WORK TO BE COMPLETED → Retype nothing except the lines below from the one with "What matplotlib code" through the one with "ax.set_ylim(0, 100)", exactly, with images left out.

------ LISTED RECORDS

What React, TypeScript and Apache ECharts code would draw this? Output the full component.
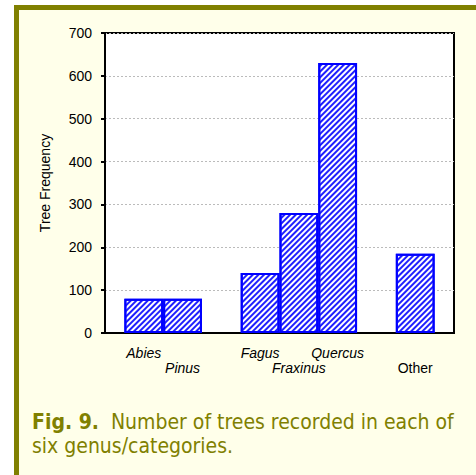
import React, { useEffect, useRef } from "react";
import * as echarts from "echarts";

// ---- data ----
const genusGroups: string[][] = [
  ["Abies", "Pinus"],
  ["Fagus", "Fraxinus", "Quercus"],
  ["Other"],
];
const treeCounts: number[] = [80, 80, 140, 280, 630, 185];
const yMin = 0;
const yMax = 700;
const yStep = 100;
const yAxisTitle = "Tree Frequency";
const captionLabel = "Fig. 9.";
const captionLine1 = "Number of trees recorded in each of";
const captionLine2 = "six genus/categories.";
const uprightNames: string[] = ["Other"];

const OLIVE = "#808000";
const CREAM = "#FFFFEA";
const BLUE = "#0000FF";

export default function App() {
  const ref = useRef<HTMLDivElement>(null);

  useEffect(() => {
    if (!ref.current) return;
    const chart = echarts.init(ref.current, null, { renderer: "svg" });

    // build slots: a gap before each group and after the last one
    const slots: string[] = ["gap0"];
    genusGroups.forEach((g, i) => {
      g.forEach((n) => slots.push(n));
      slots.push("gap" + (i + 1));
    });
    const names = genusGroups.flat();
    const seriesData = slots.map((s) => {
      const idx = names.indexOf(s);
      return idx >= 0 ? treeCounts[idx] : "-";
    });

    const labelFont = "Liberation Sans, Arial, sans-serif";
    const capFont = "DejaVu Sans Condensed, DejaVu Sans, sans-serif";

    chart.setOption({
      animation: false,
      backgroundColor: "transparent",
      grid: {
        left: 105,
        top: 33,
        width: 349,
        height: 300,
        show: true,
        backgroundColor: "#ffffff",
        borderColor: "#000000",
        borderWidth: 2,
      },
      xAxis: {
        type: "category",
        data: slots,
        boundaryGap: false,
        axisLine: { lineStyle: { color: "#000", width: 2 } },
        axisTick: { show: false },
        splitLine: { show: false },
        axisLabel: {
          interval: 0,
          margin: 12,
          formatter: (value: string) => {
            const idx = names.indexOf(value);
            if (idx < 0) return "";
            const key = uprightNames.includes(value) ? "n" : "i";
            return idx % 2 === 0 ? `{${key}|${value}}` : `{g| }\n{${key}|${value}}`;
          },
          rich: {
            i: { fontStyle: "italic", fontSize: 14, fontFamily: labelFont, color: "#000", lineHeight: 15 },
            n: { fontSize: 14, fontFamily: labelFont, color: "#000", lineHeight: 15 },
            g: { fontSize: 14, fontFamily: labelFont, lineHeight: 15 },
          },
        },
      },
      yAxis: {
        type: "value",
        min: yMin,
        max: yMax,
        interval: yStep,
        name: yAxisTitle,
        nameLocation: "middle",
        nameRotate: 90,
        nameGap: 53,
        nameTextStyle: { fontSize: 14, fontFamily: labelFont, color: "#000" },
        axisLine: { show: true, lineStyle: { color: "#000", width: 2 } },
        axisTick: { show: true, length: 4, lineStyle: { color: "#000", width: 2 } },
        axisLabel: { fontSize: 14, fontFamily: labelFont, color: "#000", margin: 13 },
        splitLine: { show: true, lineStyle: { color: "#bbbbbb", type: [2, 2], width: 1 } },
      },
      series: [
        {
          type: "bar",
          data: seriesData,
          barWidth: "100%",
          itemStyle: {
            color: "#ffffff",
            borderColor: BLUE,
            borderWidth: 2,
            decal: {
              symbol: "rect",
              symbolSize: 1,
              dashArrayX: [1, 0],
              dashArrayY: [1.2, 1.6],
              rotation: -Math.PI / 4,
              color: "#1f1fff",
            },
          },
        },
      ],
      graphic: [
        {
          type: "text",
          left: 32,
          top: 410,
          style: {
            text: `{b|${captionLabel}}  ${captionLine1}\n${captionLine2}`,
            fill: OLIVE,
            fontSize: 21,
            fontFamily: capFont,
            lineHeight: 24,
            rich: {
              b: { fontWeight: "bold", fontSize: 21, fontFamily: capFont, fill: OLIVE, lineHeight: 24 },
            },
          },
        },
      ],
    });

    return () => chart.dispose();
  }, []);

  return (
    <div style={{ position: "fixed", left: 0, top: 0, width: 476, height: 475, background: "#fff", overflow: "hidden" }}>
      <div
        style={{
          position: "absolute",
          left: 14,
          top: 5,
          width: 462,
          height: 470,
          boxSizing: "border-box",
          borderLeft: `5px solid ${OLIVE}`,
          borderTop: `5px solid ${OLIVE}`,
          background: CREAM,
        }}
      />
      <div ref={ref} style={{ position: "absolute", left: 0, top: 0, width: 476, height: 475 }} />
    </div>
  );
}
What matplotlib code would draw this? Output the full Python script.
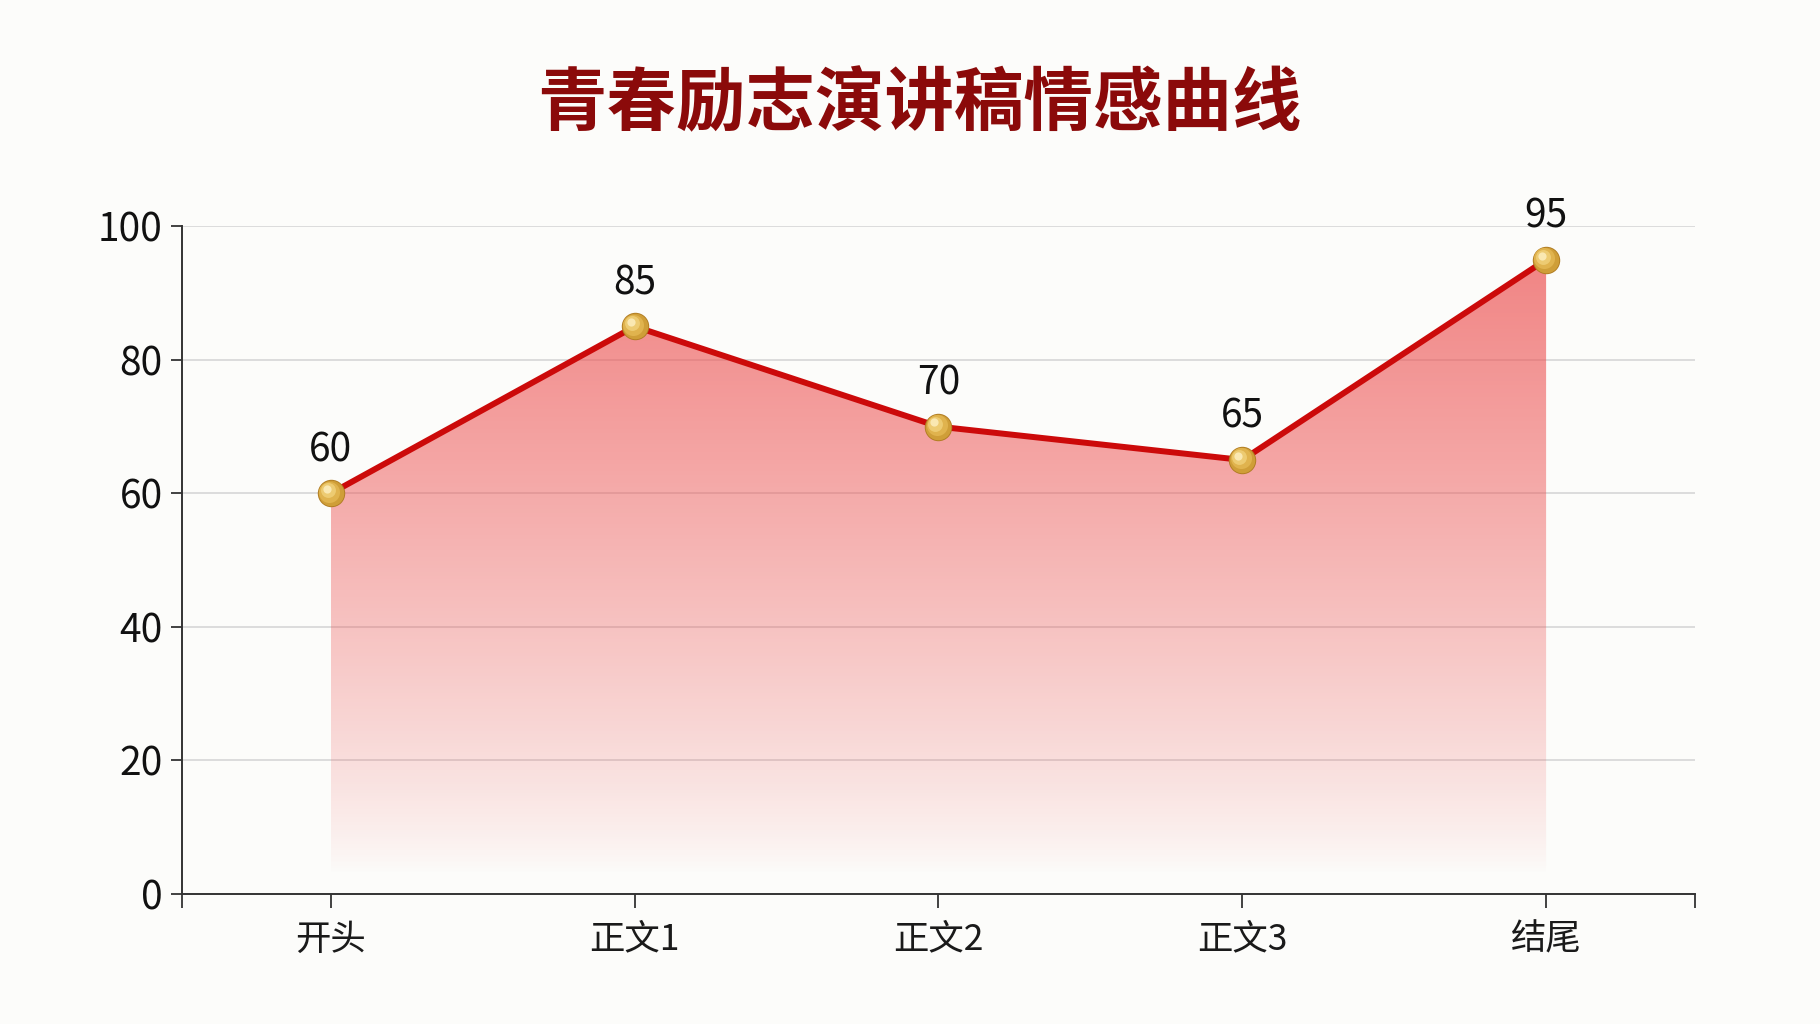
import matplotlib
matplotlib.use("Agg")
import matplotlib.pyplot as plt
import numpy as np
from matplotlib.transforms import offset_copy
from matplotlib.patches import Polygon

plt.rcParams['font.family'] = ['Noto Sans CJK SC', 'DejaVu Sans']

title = "青春励志演讲稿情感曲线"
categories = ["开头", "正文1", "正文2", "正文3", "结尾"]
values = [60, 85, 70, 65, 95]
yticks = [0, 20, 40, 60, 80, 100]

fig = plt.figure(figsize=(18.2, 10.24), dpi=100, facecolor='#FCFCFA')
ax = fig.add_axes([0.1, 0.127, 0.8313, 0.652])
ax.set_facecolor('none')

x = np.arange(len(categories))
ax.set_xlim(-0.49, len(categories) - 1 + 0.49)
ax.set_ylim(0, 100)

# gradient fill under the line
grad = np.linspace(0, 1, 256).reshape(-1, 1)
rgba = np.zeros((256, 1, 4))
rgba[..., 0] = 0.93
rgba[..., 1] = 0.34
rgba[..., 2] = 0.34
alpha = np.clip((grad[:, 0] * 100 - 3) / 92, 0, 1) ** 0.8 * 0.72
rgba[:, 0, 3] = alpha
img = ax.imshow(rgba, extent=[x[0], x[-1], 0, 100], origin='lower',
                aspect='auto', zorder=1, interpolation='bilinear')
poly = Polygon(np.column_stack([np.r_[x, x[::-1]], np.r_[values, np.zeros(len(x))]]),
               closed=True, facecolor='none', edgecolor='none', transform=ax.transData)
ax.add_patch(poly)
img.set_clip_path(poly)

ax.plot(x, values, color='#CC0A0A', lw=4.3, zorder=3, solid_capstyle='round')

# gold spherical markers
layers = [(390, '#B07C22', 0, 0), (340, '#CF9E38', 0, 0), (230, '#E0B34E', -1.2, 1.2),
          (115, '#EDCB72', -2.2, 2.2), (35, '#FAE8B2', -3.0, 3.0)]
for s, c, dx, dy in layers:
    tr = offset_copy(ax.transData, fig=fig, x=dx, y=dy, units='points')
    ax.scatter(x, values, s=s, color=c, zorder=4, transform=tr, clip_on=False, linewidths=0)

for xi, v in zip(x, values):
    ax.annotate(str(v), (xi, v), xytext=(0, 31), textcoords='offset points',
                ha='center', va='center', fontsize=28, color='#111111', zorder=5,
                annotation_clip=False)

ax.set_xticks(x)
ax.set_xticklabels(categories, fontsize=25.5, color='#1a1a1a')
ax.set_xticks([-0.49, len(categories) - 1 + 0.49], minor=True)
ax.set_yticks(yticks)
ax.set_yticklabels([str(t) for t in yticks], fontsize=28, color='#111111')
ax.tick_params(axis='x', which='both', length=10, width=1.3, color='#333333', pad=10)
ax.tick_params(axis='y', length=8, width=1.3, color='#333333', pad=6)

ax.grid(axis='y', color='#D6D6D6', lw=1.2, zorder=0)
ax.set_axisbelow(True)
for sp in ['top', 'right']:
    ax.spines[sp].set_visible(False)
for sp in ['left', 'bottom']:
    ax.spines[sp].set_color('#333333')
    ax.spines[sp].set_linewidth(1.4)
ax.spines['left'].set_bounds(0, 100)

fig.text(0.505, 0.897, title, ha='center', va='center', fontsize=50,
         fontweight='black', color='#8B0A0A')

fig.savefig('out.png', dpi=100, facecolor=fig.get_facecolor())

------------

EXERCISE ANSWER →
What matplotlib code would draw this? Output the full Python script.
import matplotlib
matplotlib.use("Agg")
import matplotlib.pyplot as plt
import numpy as np
from matplotlib.transforms import offset_copy
from matplotlib.patches import Polygon

plt.rcParams['font.family'] = ['Noto Sans CJK SC', 'DejaVu Sans']

title = "青春励志演讲稿情感曲线"
categories = ["开头", "正文1", "正文2", "正文3", "结尾"]
values = [60, 85, 70, 65, 95]
yticks = [0, 20, 40, 60, 80, 100]

fig = plt.figure(figsize=(18.2, 10.24), dpi=100, facecolor='#FCFCFA')
ax = fig.add_axes([0.1, 0.127, 0.8313, 0.652])
ax.set_facecolor('none')

x = np.arange(len(categories))
ax.set_xlim(-0.49, len(categories) - 1 + 0.49)
ax.set_ylim(0, 100)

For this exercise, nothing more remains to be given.